Im Lambda-Café hängt ein selbstgebasteltes Mobile mit bunten Pappschildern von der Decke. „Das ist unser Pronomen-Mobile“, erklärt Luca. Auf den Schildern stehen Informationen darüber, welche Pronomen es gibt oder warum jemand auf bestimmte Weise angesprochen werden mag. Als Luca 13 war, zog seine Familie aus einer Kleinstadt nach Berlin. „Damals versuchte ich, mich einem weiblichen Aussehen extrem anzupassen“, sagt er. Um akzeptiert zu werden, trug er lange Haare und Schminke. Trotzdem wusste er, dass etwas nicht stimmt. Später kamen die Nervenzusammenbrüche, mehrere kurz nacheinander.

Schutzraum für Jugendliche

„Psychologen haben mich nach dem Grund gefragt, warum ich mich als Mann fühle“, sagt er, „den konnte ich aber nie nennen.“ Bei Lambda sprach er zum ersten Mal frei über sein Gefühl. „Die Zeit und die Offenheit hier haben mich sehr verändert“, sagt er.
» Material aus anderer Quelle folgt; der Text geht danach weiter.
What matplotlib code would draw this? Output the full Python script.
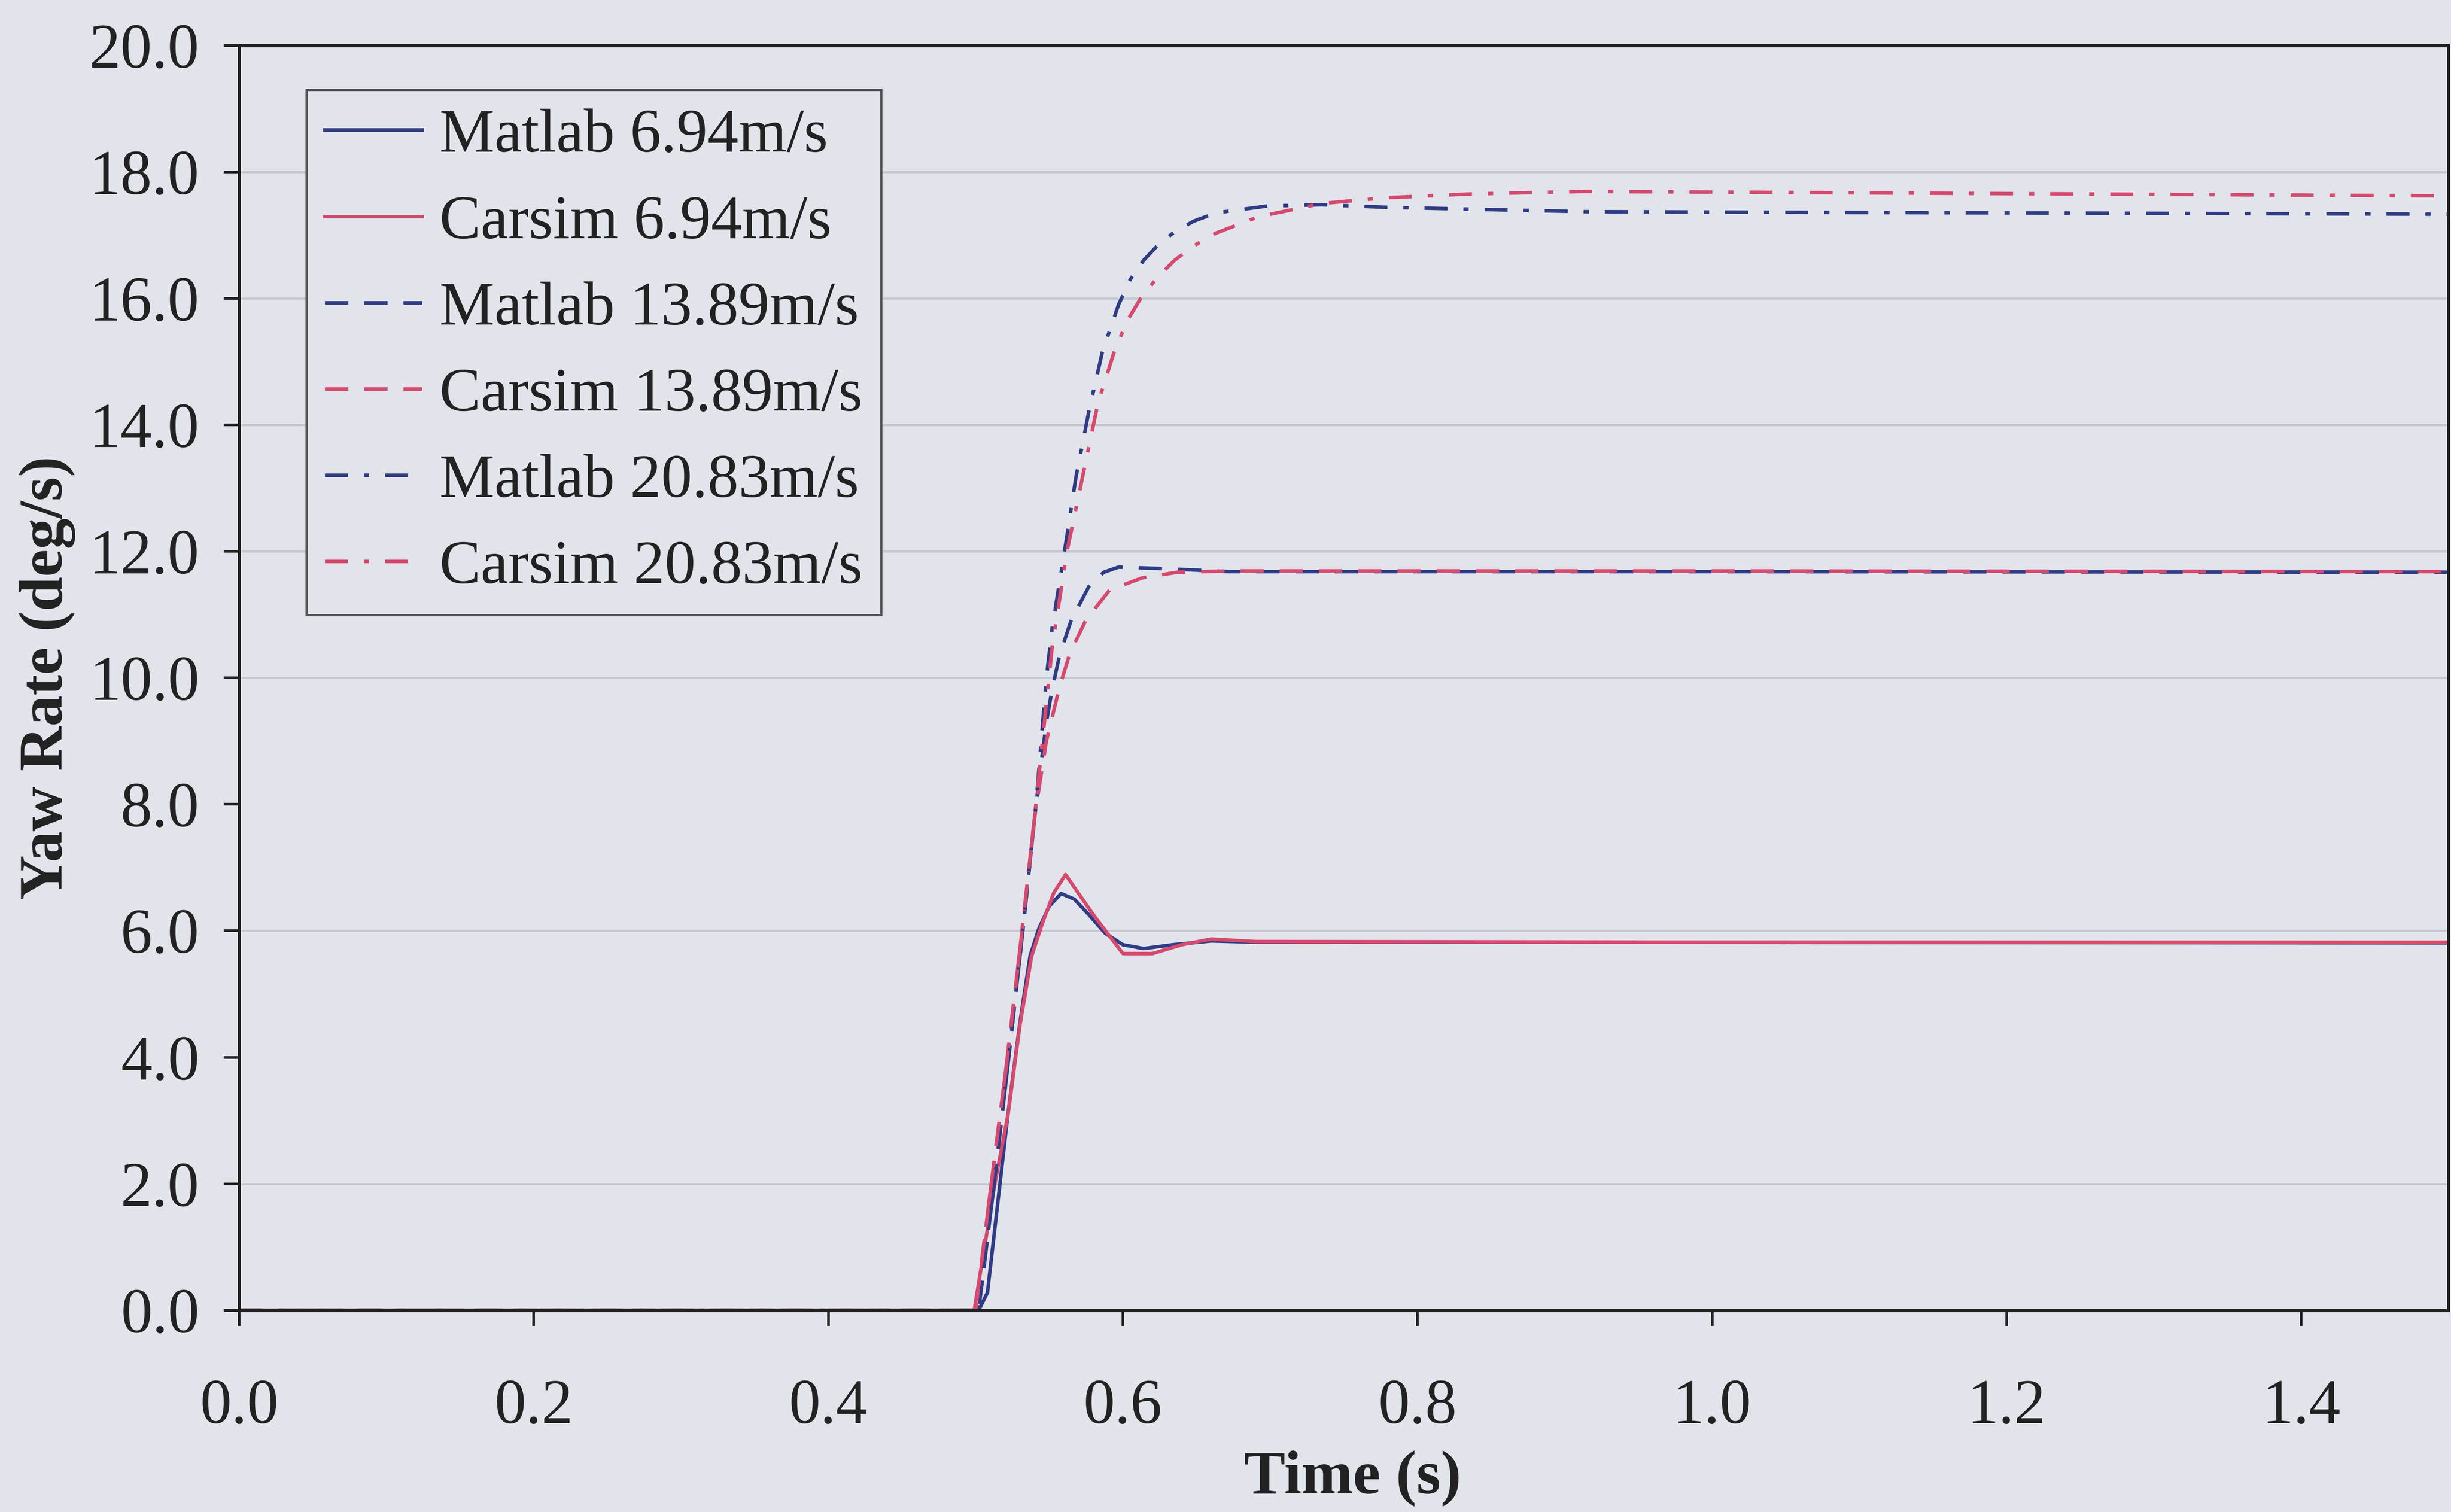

Lambda versteht sich als Schutzraum. Auch bei Stress mit der Familie oder Problemen in der Schule haben die Mitarbeiter*innen ein offenes Ohr. Außerdem setzt das Zentrum auf das Peer-to-Peer-Konzept. Das bedeutet, dass Gleichaltrige sich gegenseitig unterstützen. Unter der Woche treffen sich Gruppen im Jugendzentrum, die sich an den verschiedenen Bedürfnissen und Altersstufen der Jugendlichen orientieren. Bei „Lambda Hoch 2“ sind es zum Beispiel Queers mit Lernschwierigkeiten. Bei „Young*“ treffen sich 14- bis 19-Jährige und sprechen über ihre Erfahrungen. Die Gruppen veranstalten Koch- und Karaokeabende oder machen Ausflüge.

Auch auf den Dyke March wollen sie gemeinsam. Nur zur CSD-Parade gehen sie dieses Jahr nicht. „Die wird immer kommerzieller“, findet Jonatan Isakovic. Da sind die Jugendlichen lieber politischer.